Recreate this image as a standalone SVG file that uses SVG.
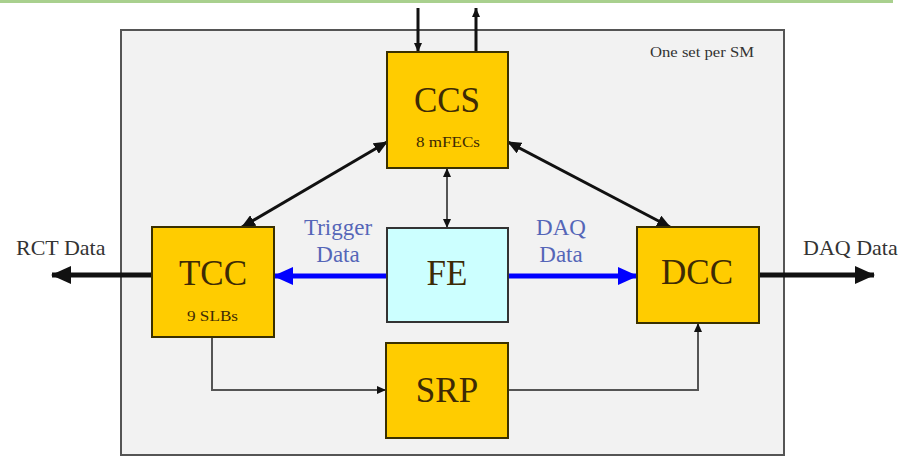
<svg xmlns="http://www.w3.org/2000/svg" width="907" height="457" viewBox="0 0 907 457">
  <defs>
    <style>
      .box { fill: #ffcc00; stroke: #3a3000; stroke-width: 2; }
      .fe { fill: #ccffff; stroke: #333; stroke-width: 2; }
      .name { font-family: "Liberation Serif", "Times New Roman", serif; font-size: 35px; fill: #3d2a05; text-anchor: middle; }
      .sub { font-family: "Liberation Serif", "Times New Roman", serif; font-size: 14px; fill: #3d2a05; }
      .lbl { font-family: "Liberation Serif", "Times New Roman", serif; font-size: 22px; fill: #333; }
      .blue { font-family: "Liberation Serif", "Times New Roman", serif; font-size: 23px; fill: #5566b8; text-anchor: middle; }
      .thick { stroke: #111; stroke-width: 3; fill: none; }
      .heavy { stroke: #111; stroke-width: 5; fill: none; }
      .thin { stroke: #555; stroke-width: 2; fill: none; }
      .bl { stroke: #0000ff; stroke-width: 5; fill: none; }
    </style>
    <marker id="ah" markerUnits="userSpaceOnUse" markerWidth="14" markerHeight="12" refX="13" refY="6" orient="auto-start-reverse">
      <path d="M0,0 L14,6 L0,12 Z" fill="#111"/>
    </marker>
    <marker id="ahs" markerUnits="userSpaceOnUse" markerWidth="9" markerHeight="8" refX="9" refY="4" orient="auto-start-reverse">
      <path d="M0,0 L9,4 L0,8 Z" fill="#111"/>
    </marker>
    <marker id="ahb" markerUnits="userSpaceOnUse" markerWidth="20" markerHeight="18" refX="19" refY="9" orient="auto">
      <path d="M0,0 L20,9 L0,18 Z" fill="#111"/>
    </marker>
    <marker id="ahblue" markerUnits="userSpaceOnUse" markerWidth="20" markerHeight="18" refX="19" refY="9" orient="auto">
      <path d="M0,0 L20,9 L0,18 Z" fill="#0000ff"/>
    </marker>
  </defs>

  <rect x="0" y="0" width="907" height="457" fill="#ffffff"/>
  <!-- top band -->
  <rect x="0" y="0" width="893" height="3" fill="#a9d08e"/>

  <!-- enclosing frame -->
  <g id="frame">
    <rect x="121" y="30" width="663" height="425" fill="#f2f2f2" stroke="#555" stroke-width="2"/>
    <text x="650" y="57" font-family="'Liberation Serif', 'Times New Roman', serif" font-size="14" fill="#333" textLength="104" lengthAdjust="spacingAndGlyphs">One set per SM</text>
  </g>

  <!-- connectors -->
  <g id="connectors">
    <line class="thick" x1="418" y1="8" x2="418" y2="52" marker-end="url(#ahs)"/>
    <line class="thick" x1="476" y1="52" x2="476" y2="8" marker-end="url(#ahs)"/>
    <line class="thick" x1="387" y1="142" x2="242" y2="227" marker-start="url(#ah)" marker-end="url(#ah)"/>
    <line class="thick" x1="508" y1="142" x2="670" y2="227" marker-start="url(#ah)" marker-end="url(#ah)"/>
    <line class="thin" x1="447" y1="168" x2="447" y2="228" marker-start="url(#ahs)" marker-end="url(#ahs)"/>
    <line class="bl" x1="387" y1="276" x2="274" y2="276" marker-end="url(#ahblue)"/>
    <line class="bl" x1="508" y1="276" x2="637" y2="276" marker-end="url(#ahblue)"/>
    <line class="heavy" x1="152" y1="275" x2="52" y2="275" marker-end="url(#ahb)"/>
    <line class="heavy" x1="759" y1="275" x2="874" y2="275" marker-end="url(#ahb)"/>
    <polyline class="thin" points="212,337 212,390 386,390" marker-end="url(#ahs)"/>
    <polyline class="thin" points="508,390 698,390 698,323" marker-end="url(#ahs)"/>
  </g>

  <text class="lbl" x="16" y="255">RCT Data</text>
  <text class="lbl" x="803" y="255">DAQ Data</text>
  <text class="blue" x="338" y="235">Trigger</text>
  <text class="blue" x="338" y="262">Data</text>
  <text class="blue" x="561" y="235">DAQ</text>
  <text class="blue" x="561" y="262">Data</text>

  <g id="ccs">
    <rect class="box" x="387" y="52" width="121" height="116"/>
    <text class="name" x="447" y="112">CCS</text>
    <text class="sub" x="416" y="147" textLength="64" lengthAdjust="spacingAndGlyphs">8 mFECs</text>
  </g>
  <g id="tcc">
    <rect class="box" x="152" y="227" width="122" height="110"/>
    <text class="name" x="213" y="285">TCC</text>
    <text class="sub" x="187" y="321" textLength="51" lengthAdjust="spacingAndGlyphs">9 SLBs</text>
  </g>
  <g id="fe">
    <rect class="fe" x="387" y="228" width="121" height="94"/>
    <text class="name" x="447" y="285">FE</text>
  </g>
  <g id="dcc">
    <rect class="box" x="637" y="227" width="122" height="96"/>
    <text class="name" x="697" y="284">DCC</text>
  </g>
  <g id="srp">
    <rect class="box" x="386" y="343" width="122" height="95"/>
    <text class="name" x="447" y="402">SRP</text>
  </g>
</svg>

────────────────────────────────────────

WHAT NEEDS TO BE DONE: The material above must be printed exactly, with its pictures left out.

REPLY TO THE TASK:
Recreate this image as a standalone SVG file that uses SVG.
<svg xmlns="http://www.w3.org/2000/svg" width="907" height="457" viewBox="0 0 907 457">
  <defs>
    <style>
      .box { fill: #ffcc00; stroke: #3a3000; stroke-width: 2; }
      .fe { fill: #ccffff; stroke: #333; stroke-width: 2; }
      .name { font-family: "Liberation Serif", "Times New Roman", serif; font-size: 35px; fill: #3d2a05; text-anchor: middle; }
      .sub { font-family: "Liberation Serif", "Times New Roman", serif; font-size: 14px; fill: #3d2a05; }
      .lbl { font-family: "Liberation Serif", "Times New Roman", serif; font-size: 22px; fill: #333; }
      .blue { font-family: "Liberation Serif", "Times New Roman", serif; font-size: 23px; fill: #5566b8; text-anchor: middle; }
      .thick { stroke: #111; stroke-width: 3; fill: none; }
      .heavy { stroke: #111; stroke-width: 5; fill: none; }
      .thin { stroke: #555; stroke-width: 2; fill: none; }
      .bl { stroke: #0000ff; stroke-width: 5; fill: none; }
    </style>
    <marker id="ah" markerUnits="userSpaceOnUse" markerWidth="14" markerHeight="12" refX="13" refY="6" orient="auto-start-reverse">
      <path d="M0,0 L14,6 L0,12 Z" fill="#111"/>
    </marker>
    <marker id="ahs" markerUnits="userSpaceOnUse" markerWidth="9" markerHeight="8" refX="9" refY="4" orient="auto-start-reverse">
      <path d="M0,0 L9,4 L0,8 Z" fill="#111"/>
    </marker>
    <marker id="ahb" markerUnits="userSpaceOnUse" markerWidth="20" markerHeight="18" refX="19" refY="9" orient="auto">
      <path d="M0,0 L20,9 L0,18 Z" fill="#111"/>
    </marker>
    <marker id="ahblue" markerUnits="userSpaceOnUse" markerWidth="20" markerHeight="18" refX="19" refY="9" orient="auto">
      <path d="M0,0 L20,9 L0,18 Z" fill="#0000ff"/>
    </marker>
  </defs>

  <rect x="0" y="0" width="907" height="457" fill="#ffffff"/>
  <!-- top band -->
  <rect x="0" y="0" width="893" height="3" fill="#a9d08e"/>

  <!-- enclosing frame -->
  <g id="frame">
    <rect x="121" y="30" width="663" height="425" fill="#f2f2f2" stroke="#555" stroke-width="2"/>
    <text x="650" y="57" font-family="'Liberation Serif', 'Times New Roman', serif" font-size="14" fill="#333" textLength="104" lengthAdjust="spacingAndGlyphs">One set per SM</text>
  </g>

  <!-- connectors -->
  <g id="connectors">
    <line class="thick" x1="418" y1="8" x2="418" y2="52" marker-end="url(#ahs)"/>
    <line class="thick" x1="476" y1="52" x2="476" y2="8" marker-end="url(#ahs)"/>
    <line class="thick" x1="387" y1="142" x2="242" y2="227" marker-start="url(#ah)" marker-end="url(#ah)"/>
    <line class="thick" x1="508" y1="142" x2="670" y2="227" marker-start="url(#ah)" marker-end="url(#ah)"/>
    <line class="thin" x1="447" y1="168" x2="447" y2="228" marker-start="url(#ahs)" marker-end="url(#ahs)"/>
    <line class="bl" x1="387" y1="276" x2="274" y2="276" marker-end="url(#ahblue)"/>
    <line class="bl" x1="508" y1="276" x2="637" y2="276" marker-end="url(#ahblue)"/>
    <line class="heavy" x1="152" y1="275" x2="52" y2="275" marker-end="url(#ahb)"/>
    <line class="heavy" x1="759" y1="275" x2="874" y2="275" marker-end="url(#ahb)"/>
    <polyline class="thin" points="212,337 212,390 386,390" marker-end="url(#ahs)"/>
    <polyline class="thin" points="508,390 698,390 698,323" marker-end="url(#ahs)"/>
  </g>

  <text class="lbl" x="16" y="255">RCT Data</text>
  <text class="lbl" x="803" y="255">DAQ Data</text>
  <text class="blue" x="338" y="235">Trigger</text>
  <text class="blue" x="338" y="262">Data</text>
  <text class="blue" x="561" y="235">DAQ</text>
  <text class="blue" x="561" y="262">Data</text>

  <g id="ccs">
    <rect class="box" x="387" y="52" width="121" height="116"/>
    <text class="name" x="447" y="112">CCS</text>
    <text class="sub" x="416" y="147" textLength="64" lengthAdjust="spacingAndGlyphs">8 mFECs</text>
  </g>
  <g id="tcc">
    <rect class="box" x="152" y="227" width="122" height="110"/>
    <text class="name" x="213" y="285">TCC</text>
    <text class="sub" x="187" y="321" textLength="51" lengthAdjust="spacingAndGlyphs">9 SLBs</text>
  </g>
  <g id="fe">
    <rect class="fe" x="387" y="228" width="121" height="94"/>
    <text class="name" x="447" y="285">FE</text>
  </g>
  <g id="dcc">
    <rect class="box" x="637" y="227" width="122" height="96"/>
    <text class="name" x="697" y="284">DCC</text>
  </g>
  <g id="srp">
    <rect class="box" x="386" y="343" width="122" height="95"/>
    <text class="name" x="447" y="402">SRP</text>
  </g>
</svg>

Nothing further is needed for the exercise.